After retracting his arguments in The Case for Animal Experimentation, Fox went on to author Deep Vegetarianism with Temple University Press in 1999. In this book, Fox presents arguments in favour of vegetarianism, exploring its cultural and historical background and linking it with other progressive movements, especially feminist movements.

In 2005, the same year as his retirement from Queen's, Fox published The Accessible Hegel, an introduction to the thought of G. W. F. Hegel, with the Humanity Books imprint of Prometheus Books. Since his retirement, he has published The Remarkable Existentialists (2009, Humanity Books), an introduction to the thought of several figures associated with existentialism, and Understanding Peace: A Comprehensive Introduction in 2013 with Routledge. In the latter book, Fox presents peace as a way of life and an ideal to be aimed for, asking the question of why humans engage in violent activity and what can be done to prevent violence.
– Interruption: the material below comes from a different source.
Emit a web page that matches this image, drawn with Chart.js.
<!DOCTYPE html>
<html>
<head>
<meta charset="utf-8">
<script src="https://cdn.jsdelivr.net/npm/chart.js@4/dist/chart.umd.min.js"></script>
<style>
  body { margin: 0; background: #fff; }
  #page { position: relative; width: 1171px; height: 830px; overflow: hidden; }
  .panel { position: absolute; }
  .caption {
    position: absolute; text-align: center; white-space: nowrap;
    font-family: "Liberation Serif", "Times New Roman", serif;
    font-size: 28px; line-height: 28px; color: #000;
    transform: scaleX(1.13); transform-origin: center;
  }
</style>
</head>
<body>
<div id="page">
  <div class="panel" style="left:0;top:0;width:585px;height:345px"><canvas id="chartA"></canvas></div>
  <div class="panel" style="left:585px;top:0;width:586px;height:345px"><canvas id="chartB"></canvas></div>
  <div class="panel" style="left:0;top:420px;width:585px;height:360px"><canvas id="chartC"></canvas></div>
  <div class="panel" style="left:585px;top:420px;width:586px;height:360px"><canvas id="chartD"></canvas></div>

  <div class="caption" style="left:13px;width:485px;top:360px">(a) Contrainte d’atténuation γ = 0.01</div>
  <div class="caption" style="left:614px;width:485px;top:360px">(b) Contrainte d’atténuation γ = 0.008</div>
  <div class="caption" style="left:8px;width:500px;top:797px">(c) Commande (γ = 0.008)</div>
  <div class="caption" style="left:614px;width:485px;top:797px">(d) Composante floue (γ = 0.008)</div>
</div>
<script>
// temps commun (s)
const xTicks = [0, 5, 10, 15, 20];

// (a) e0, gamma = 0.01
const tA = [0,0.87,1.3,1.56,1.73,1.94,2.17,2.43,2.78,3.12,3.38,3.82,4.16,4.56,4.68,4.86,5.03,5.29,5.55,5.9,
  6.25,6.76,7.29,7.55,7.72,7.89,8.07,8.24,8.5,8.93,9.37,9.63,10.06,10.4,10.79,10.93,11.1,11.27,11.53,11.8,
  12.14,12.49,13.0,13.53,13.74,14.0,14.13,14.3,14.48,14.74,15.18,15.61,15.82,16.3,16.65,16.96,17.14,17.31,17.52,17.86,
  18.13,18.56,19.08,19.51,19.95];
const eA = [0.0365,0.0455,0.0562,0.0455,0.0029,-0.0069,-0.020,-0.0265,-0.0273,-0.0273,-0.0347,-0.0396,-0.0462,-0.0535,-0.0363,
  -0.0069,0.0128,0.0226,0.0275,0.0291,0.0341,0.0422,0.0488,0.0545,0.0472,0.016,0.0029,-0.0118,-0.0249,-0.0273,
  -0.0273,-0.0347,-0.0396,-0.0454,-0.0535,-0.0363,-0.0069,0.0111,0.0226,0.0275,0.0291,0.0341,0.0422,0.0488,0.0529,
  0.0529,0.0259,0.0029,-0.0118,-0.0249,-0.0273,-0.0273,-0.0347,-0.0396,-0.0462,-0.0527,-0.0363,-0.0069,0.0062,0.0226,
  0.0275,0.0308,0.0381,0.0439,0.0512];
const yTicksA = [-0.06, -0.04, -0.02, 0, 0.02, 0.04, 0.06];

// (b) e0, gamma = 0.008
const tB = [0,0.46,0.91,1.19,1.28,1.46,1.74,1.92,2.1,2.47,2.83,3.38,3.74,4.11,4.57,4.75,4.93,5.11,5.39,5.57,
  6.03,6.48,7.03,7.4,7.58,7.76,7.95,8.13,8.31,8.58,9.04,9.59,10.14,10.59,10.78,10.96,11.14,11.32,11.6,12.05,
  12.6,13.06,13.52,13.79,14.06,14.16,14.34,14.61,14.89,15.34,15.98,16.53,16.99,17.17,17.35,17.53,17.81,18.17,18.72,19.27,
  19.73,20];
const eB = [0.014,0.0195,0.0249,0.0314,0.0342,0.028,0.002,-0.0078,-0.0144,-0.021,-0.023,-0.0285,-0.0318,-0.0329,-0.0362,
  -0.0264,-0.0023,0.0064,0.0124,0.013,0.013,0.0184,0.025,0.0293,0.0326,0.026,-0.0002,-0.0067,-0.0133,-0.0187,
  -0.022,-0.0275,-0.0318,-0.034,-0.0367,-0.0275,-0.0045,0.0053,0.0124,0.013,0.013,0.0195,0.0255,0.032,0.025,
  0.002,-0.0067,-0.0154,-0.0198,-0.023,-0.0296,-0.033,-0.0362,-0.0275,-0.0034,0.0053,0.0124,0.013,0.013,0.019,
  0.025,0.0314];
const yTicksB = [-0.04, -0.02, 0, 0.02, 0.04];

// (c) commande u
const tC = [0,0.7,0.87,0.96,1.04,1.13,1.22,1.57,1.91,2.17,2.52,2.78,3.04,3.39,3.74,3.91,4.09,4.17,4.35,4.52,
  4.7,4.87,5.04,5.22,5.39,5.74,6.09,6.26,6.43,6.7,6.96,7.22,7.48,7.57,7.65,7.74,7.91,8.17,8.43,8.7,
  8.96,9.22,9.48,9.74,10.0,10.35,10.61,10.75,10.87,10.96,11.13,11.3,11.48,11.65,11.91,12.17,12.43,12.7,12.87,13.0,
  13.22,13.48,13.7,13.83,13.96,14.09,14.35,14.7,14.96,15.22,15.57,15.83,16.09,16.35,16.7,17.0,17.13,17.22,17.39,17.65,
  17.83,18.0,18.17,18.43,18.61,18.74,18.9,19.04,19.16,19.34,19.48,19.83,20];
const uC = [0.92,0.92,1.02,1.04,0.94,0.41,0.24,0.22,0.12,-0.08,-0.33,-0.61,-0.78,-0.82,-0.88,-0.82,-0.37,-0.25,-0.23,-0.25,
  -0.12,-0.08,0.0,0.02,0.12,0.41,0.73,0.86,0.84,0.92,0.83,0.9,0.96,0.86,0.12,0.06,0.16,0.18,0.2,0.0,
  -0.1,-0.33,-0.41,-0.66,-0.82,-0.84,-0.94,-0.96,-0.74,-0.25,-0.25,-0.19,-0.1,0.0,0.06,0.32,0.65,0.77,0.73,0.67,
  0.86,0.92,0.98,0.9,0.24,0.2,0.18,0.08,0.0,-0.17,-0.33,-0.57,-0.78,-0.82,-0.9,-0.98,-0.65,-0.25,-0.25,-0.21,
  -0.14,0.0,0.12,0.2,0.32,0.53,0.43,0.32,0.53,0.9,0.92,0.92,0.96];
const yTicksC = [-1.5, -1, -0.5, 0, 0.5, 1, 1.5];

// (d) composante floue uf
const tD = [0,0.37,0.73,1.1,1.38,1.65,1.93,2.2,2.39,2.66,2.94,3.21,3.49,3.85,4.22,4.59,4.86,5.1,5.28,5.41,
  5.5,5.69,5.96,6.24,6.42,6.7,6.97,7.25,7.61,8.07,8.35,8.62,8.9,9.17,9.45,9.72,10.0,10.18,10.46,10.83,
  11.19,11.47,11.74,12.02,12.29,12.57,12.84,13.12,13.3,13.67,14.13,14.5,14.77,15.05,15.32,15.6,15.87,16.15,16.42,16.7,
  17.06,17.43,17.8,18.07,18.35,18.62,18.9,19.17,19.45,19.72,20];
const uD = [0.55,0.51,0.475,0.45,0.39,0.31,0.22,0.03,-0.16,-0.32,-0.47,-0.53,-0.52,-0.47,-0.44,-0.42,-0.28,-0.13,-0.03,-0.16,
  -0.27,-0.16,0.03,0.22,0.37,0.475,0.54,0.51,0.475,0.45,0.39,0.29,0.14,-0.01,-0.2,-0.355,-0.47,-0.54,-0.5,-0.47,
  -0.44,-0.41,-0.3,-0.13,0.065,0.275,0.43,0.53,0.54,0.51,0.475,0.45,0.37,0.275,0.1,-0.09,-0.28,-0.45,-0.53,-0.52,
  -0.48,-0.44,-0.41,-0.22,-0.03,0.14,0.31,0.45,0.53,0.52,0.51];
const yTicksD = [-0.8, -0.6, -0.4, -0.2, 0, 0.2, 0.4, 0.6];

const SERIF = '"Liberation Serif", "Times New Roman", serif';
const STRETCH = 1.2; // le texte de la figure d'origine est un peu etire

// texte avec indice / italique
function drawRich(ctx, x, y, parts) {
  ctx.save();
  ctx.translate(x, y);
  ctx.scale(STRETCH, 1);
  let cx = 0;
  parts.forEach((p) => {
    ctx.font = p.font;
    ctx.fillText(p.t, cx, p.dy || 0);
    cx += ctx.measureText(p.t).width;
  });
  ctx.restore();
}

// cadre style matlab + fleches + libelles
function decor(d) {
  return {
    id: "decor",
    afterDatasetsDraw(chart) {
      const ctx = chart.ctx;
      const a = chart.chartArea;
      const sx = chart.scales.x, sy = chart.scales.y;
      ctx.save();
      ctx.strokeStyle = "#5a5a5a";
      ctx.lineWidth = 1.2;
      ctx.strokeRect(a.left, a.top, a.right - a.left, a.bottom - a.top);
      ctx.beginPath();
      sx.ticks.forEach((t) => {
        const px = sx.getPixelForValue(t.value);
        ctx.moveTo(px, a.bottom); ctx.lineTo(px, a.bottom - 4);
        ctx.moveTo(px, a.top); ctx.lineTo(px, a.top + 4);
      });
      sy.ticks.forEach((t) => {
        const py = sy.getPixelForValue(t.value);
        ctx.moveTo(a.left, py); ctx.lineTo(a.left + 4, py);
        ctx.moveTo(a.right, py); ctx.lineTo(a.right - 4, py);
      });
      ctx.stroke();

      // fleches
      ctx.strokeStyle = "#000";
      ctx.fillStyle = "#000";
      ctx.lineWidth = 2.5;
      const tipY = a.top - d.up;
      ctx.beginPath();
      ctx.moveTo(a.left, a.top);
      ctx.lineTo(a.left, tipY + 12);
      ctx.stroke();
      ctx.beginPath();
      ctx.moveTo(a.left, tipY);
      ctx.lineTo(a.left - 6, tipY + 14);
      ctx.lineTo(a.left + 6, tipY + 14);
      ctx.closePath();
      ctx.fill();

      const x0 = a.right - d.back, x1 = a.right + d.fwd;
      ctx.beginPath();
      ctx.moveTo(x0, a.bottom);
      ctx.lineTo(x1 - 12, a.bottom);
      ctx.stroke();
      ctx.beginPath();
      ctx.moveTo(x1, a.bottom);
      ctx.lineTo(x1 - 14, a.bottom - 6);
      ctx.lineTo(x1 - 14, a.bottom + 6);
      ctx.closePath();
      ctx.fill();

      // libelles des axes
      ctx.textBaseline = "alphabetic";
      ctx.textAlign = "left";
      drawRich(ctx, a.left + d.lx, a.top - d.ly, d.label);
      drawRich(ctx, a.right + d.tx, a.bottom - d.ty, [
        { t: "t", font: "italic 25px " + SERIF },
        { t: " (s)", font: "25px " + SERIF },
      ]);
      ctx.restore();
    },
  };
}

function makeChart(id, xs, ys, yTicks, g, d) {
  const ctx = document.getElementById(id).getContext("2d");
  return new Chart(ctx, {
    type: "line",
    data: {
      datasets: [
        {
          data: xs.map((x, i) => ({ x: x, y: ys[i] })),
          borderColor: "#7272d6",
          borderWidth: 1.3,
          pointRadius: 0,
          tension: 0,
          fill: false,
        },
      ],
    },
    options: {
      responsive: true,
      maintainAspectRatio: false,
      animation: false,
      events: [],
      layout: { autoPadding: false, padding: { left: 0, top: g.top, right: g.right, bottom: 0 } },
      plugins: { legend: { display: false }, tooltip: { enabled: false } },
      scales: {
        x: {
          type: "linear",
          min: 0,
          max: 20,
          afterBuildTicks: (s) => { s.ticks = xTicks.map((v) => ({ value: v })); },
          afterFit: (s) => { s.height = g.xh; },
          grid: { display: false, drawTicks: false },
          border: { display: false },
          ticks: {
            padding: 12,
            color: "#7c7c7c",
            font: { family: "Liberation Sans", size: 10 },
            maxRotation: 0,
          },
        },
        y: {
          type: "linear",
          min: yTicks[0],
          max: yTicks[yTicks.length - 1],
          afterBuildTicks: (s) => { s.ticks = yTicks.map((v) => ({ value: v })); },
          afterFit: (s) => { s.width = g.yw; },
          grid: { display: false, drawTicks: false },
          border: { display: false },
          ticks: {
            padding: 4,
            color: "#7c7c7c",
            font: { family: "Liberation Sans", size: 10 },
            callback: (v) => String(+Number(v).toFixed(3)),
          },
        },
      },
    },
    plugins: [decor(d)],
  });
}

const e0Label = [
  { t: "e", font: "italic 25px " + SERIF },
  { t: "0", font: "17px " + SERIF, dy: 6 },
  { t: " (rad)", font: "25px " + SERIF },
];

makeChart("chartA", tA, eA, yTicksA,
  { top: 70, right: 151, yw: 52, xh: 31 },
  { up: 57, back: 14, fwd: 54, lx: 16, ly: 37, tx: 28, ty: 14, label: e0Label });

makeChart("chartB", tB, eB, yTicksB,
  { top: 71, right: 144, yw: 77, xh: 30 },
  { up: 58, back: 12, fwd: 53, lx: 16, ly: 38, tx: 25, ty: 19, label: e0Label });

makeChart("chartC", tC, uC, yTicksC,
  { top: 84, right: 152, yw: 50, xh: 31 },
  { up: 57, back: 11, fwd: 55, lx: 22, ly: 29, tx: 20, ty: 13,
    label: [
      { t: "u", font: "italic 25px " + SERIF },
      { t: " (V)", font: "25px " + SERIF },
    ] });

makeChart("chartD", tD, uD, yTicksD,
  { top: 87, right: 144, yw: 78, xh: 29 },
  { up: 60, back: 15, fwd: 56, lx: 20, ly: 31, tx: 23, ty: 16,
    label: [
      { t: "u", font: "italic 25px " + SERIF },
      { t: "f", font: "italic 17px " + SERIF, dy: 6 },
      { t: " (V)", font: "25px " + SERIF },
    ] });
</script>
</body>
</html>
In 2016, his Home: A Very Short Introduction was published as a part of the Oxford University Press Very Short Introduction series. In 2024, at age 84, Fox published Fate and Life: Who's Really in Charge? with McGill-Queen's University Press.

==Select bibliography==
In addition to his books, Fox has published over 20 book chapters, over 40 peer reviewed journal articles, over 50 book reviews and a range of other popular, academic and technical works.

- Fox, Michael Allen, ed. (1980). Schopenhauer: His Philosophical Achievement. Brighton, England: Harvester Press; Totowa, New Jersey: Barnes & Noble.
- Fox, Michael Allen, and Leo Groarke, eds. (1985). Nuclear War: Philosophical Perspectives. New York: Peter Lang.
- Fox, Michael Allen (1986). The Case for Animal Experimentation: An Evolutionary and Ethical Perspective. Berkeley, California: University of California Press.
- Fox, Michael Allen (1999). Deep Vegetarianism. Philadelphia, Pennsylvania: Temple University Press.
- Fox, Michael Allen (2005). The Accessible Hegel. Amherst, New York: Humanity Books.
- Fox, Michael Allen (2009). The Remarkable Existentialists. Amherst, New York: Humanity Books.
- Fox, Michael Allen (2013). Understanding Peace. London: Routledge.
- Fox, Michael Allen (2016). Home: A Very Short Introduction. Oxford: Oxford University Press.
- Fox, Michael Allen (2024). Fate and Life: Who's Really in Charge? McGill-Queen's University Press.